▼▼▼

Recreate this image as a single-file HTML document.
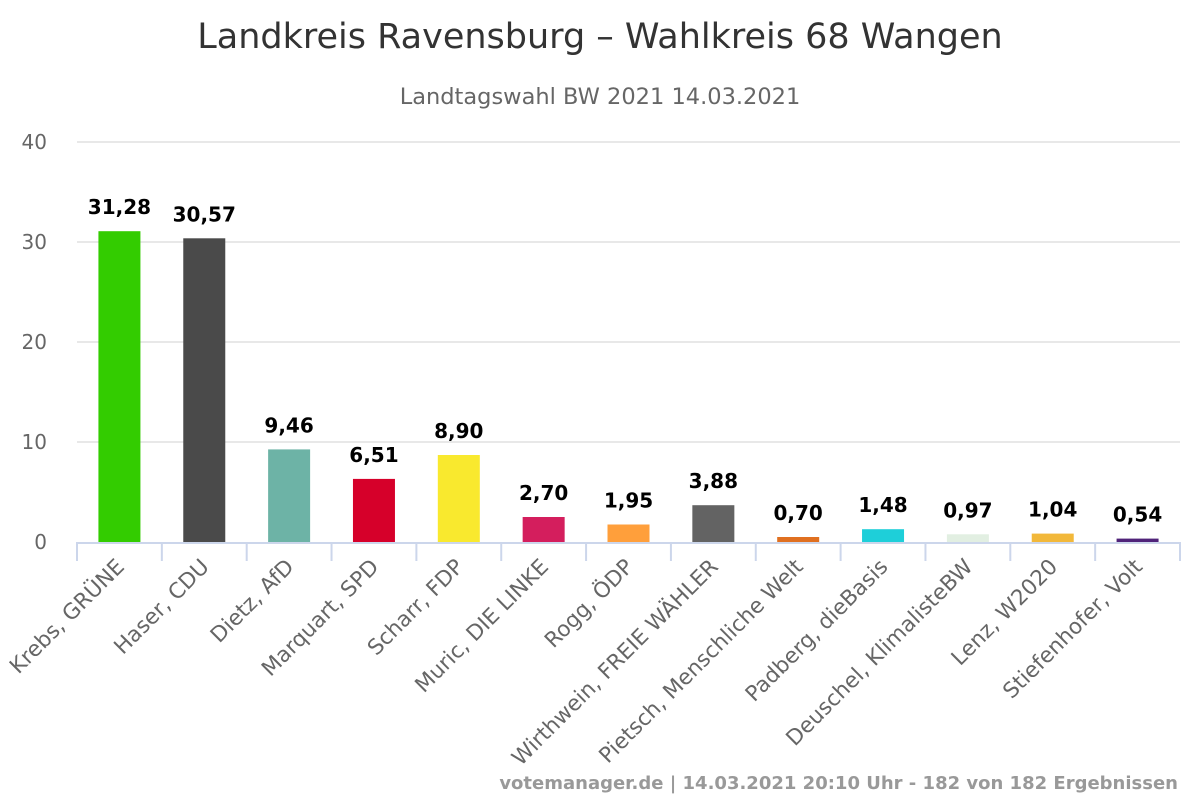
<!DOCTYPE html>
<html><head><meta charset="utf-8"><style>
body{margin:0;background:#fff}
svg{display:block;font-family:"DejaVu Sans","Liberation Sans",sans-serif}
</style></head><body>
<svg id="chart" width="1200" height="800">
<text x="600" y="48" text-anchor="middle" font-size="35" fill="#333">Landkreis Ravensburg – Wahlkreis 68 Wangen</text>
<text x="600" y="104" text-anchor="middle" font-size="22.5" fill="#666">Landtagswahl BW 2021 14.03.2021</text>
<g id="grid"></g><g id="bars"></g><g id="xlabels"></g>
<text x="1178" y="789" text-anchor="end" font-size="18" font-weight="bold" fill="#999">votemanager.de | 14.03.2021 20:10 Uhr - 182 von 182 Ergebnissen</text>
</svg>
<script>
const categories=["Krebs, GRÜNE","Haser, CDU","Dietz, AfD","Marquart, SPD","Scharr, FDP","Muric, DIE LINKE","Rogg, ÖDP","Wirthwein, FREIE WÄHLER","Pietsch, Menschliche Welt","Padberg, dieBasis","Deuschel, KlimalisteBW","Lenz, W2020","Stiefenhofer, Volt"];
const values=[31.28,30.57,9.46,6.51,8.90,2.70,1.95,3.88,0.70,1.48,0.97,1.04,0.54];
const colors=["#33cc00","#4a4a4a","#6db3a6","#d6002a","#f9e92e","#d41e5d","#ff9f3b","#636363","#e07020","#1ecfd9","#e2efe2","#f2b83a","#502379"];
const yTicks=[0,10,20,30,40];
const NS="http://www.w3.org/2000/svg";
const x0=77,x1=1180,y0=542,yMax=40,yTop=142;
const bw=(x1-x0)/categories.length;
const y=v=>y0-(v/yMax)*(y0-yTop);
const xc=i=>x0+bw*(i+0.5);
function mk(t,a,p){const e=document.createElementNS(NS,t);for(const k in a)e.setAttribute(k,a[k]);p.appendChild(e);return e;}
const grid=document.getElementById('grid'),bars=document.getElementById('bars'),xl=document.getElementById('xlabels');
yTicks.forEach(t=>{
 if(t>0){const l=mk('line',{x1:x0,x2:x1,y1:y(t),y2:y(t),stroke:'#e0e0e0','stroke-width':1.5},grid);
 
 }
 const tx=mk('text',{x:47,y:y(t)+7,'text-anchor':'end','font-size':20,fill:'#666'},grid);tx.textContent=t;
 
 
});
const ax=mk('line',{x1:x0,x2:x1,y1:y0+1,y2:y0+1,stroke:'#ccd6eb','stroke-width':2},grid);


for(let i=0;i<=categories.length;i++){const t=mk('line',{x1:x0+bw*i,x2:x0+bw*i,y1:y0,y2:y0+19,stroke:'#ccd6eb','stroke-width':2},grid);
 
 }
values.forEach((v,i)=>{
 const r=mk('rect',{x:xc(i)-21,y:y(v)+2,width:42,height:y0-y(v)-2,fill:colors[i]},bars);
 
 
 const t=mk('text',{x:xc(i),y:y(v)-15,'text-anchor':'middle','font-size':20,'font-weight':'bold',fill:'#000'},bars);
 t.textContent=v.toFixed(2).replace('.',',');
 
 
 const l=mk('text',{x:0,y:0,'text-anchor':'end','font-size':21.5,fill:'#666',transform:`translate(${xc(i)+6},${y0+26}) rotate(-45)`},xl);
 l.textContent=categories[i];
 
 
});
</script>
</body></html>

▲▲▲

Task brief:
Pictures are excluded; output everything else in the data verbatim.

Result:
Recreate this image as a single-file HTML document.
<!DOCTYPE html>
<html><head><meta charset="utf-8"><style>
body{margin:0;background:#fff}
svg{display:block;font-family:"DejaVu Sans","Liberation Sans",sans-serif}
</style></head><body>
<svg id="chart" width="1200" height="800">
<text x="600" y="48" text-anchor="middle" font-size="35" fill="#333">Landkreis Ravensburg – Wahlkreis 68 Wangen</text>
<text x="600" y="104" text-anchor="middle" font-size="22.5" fill="#666">Landtagswahl BW 2021 14.03.2021</text>
<g id="grid"></g><g id="bars"></g><g id="xlabels"></g>
<text x="1178" y="789" text-anchor="end" font-size="18" font-weight="bold" fill="#999">votemanager.de | 14.03.2021 20:10 Uhr - 182 von 182 Ergebnissen</text>
</svg>
<script>
const categories=["Krebs, GRÜNE","Haser, CDU","Dietz, AfD","Marquart, SPD","Scharr, FDP","Muric, DIE LINKE","Rogg, ÖDP","Wirthwein, FREIE WÄHLER","Pietsch, Menschliche Welt","Padberg, dieBasis","Deuschel, KlimalisteBW","Lenz, W2020","Stiefenhofer, Volt"];
const values=[31.28,30.57,9.46,6.51,8.90,2.70,1.95,3.88,0.70,1.48,0.97,1.04,0.54];
const colors=["#33cc00","#4a4a4a","#6db3a6","#d6002a","#f9e92e","#d41e5d","#ff9f3b","#636363","#e07020","#1ecfd9","#e2efe2","#f2b83a","#502379"];
const yTicks=[0,10,20,30,40];
const NS="http://www.w3.org/2000/svg";
const x0=77,x1=1180,y0=542,yMax=40,yTop=142;
const bw=(x1-x0)/categories.length;
const y=v=>y0-(v/yMax)*(y0-yTop);
const xc=i=>x0+bw*(i+0.5);
function mk(t,a,p){const e=document.createElementNS(NS,t);for(const k in a)e.setAttribute(k,a[k]);p.appendChild(e);return e;}
const grid=document.getElementById('grid'),bars=document.getElementById('bars'),xl=document.getElementById('xlabels');
yTicks.forEach(t=>{
 if(t>0){const l=mk('line',{x1:x0,x2:x1,y1:y(t),y2:y(t),stroke:'#e0e0e0','stroke-width':1.5},grid);
 
 }
 const tx=mk('text',{x:47,y:y(t)+7,'text-anchor':'end','font-size':20,fill:'#666'},grid);tx.textContent=t;
 
 
});
const ax=mk('line',{x1:x0,x2:x1,y1:y0+1,y2:y0+1,stroke:'#ccd6eb','stroke-width':2},grid);


for(let i=0;i<=categories.length;i++){const t=mk('line',{x1:x0+bw*i,x2:x0+bw*i,y1:y0,y2:y0+19,stroke:'#ccd6eb','stroke-width':2},grid);
 
 }
values.forEach((v,i)=>{
 const r=mk('rect',{x:xc(i)-21,y:y(v)+2,width:42,height:y0-y(v)-2,fill:colors[i]},bars);
 
 
 const t=mk('text',{x:xc(i),y:y(v)-15,'text-anchor':'middle','font-size':20,'font-weight':'bold',fill:'#000'},bars);
 t.textContent=v.toFixed(2).replace('.',',');
 
 
 const l=mk('text',{x:0,y:0,'text-anchor':'end','font-size':21.5,fill:'#666',transform:`translate(${xc(i)+6},${y0+26}) rotate(-45)`},xl);
 l.textContent=categories[i];
 
 
});
</script>
</body></html>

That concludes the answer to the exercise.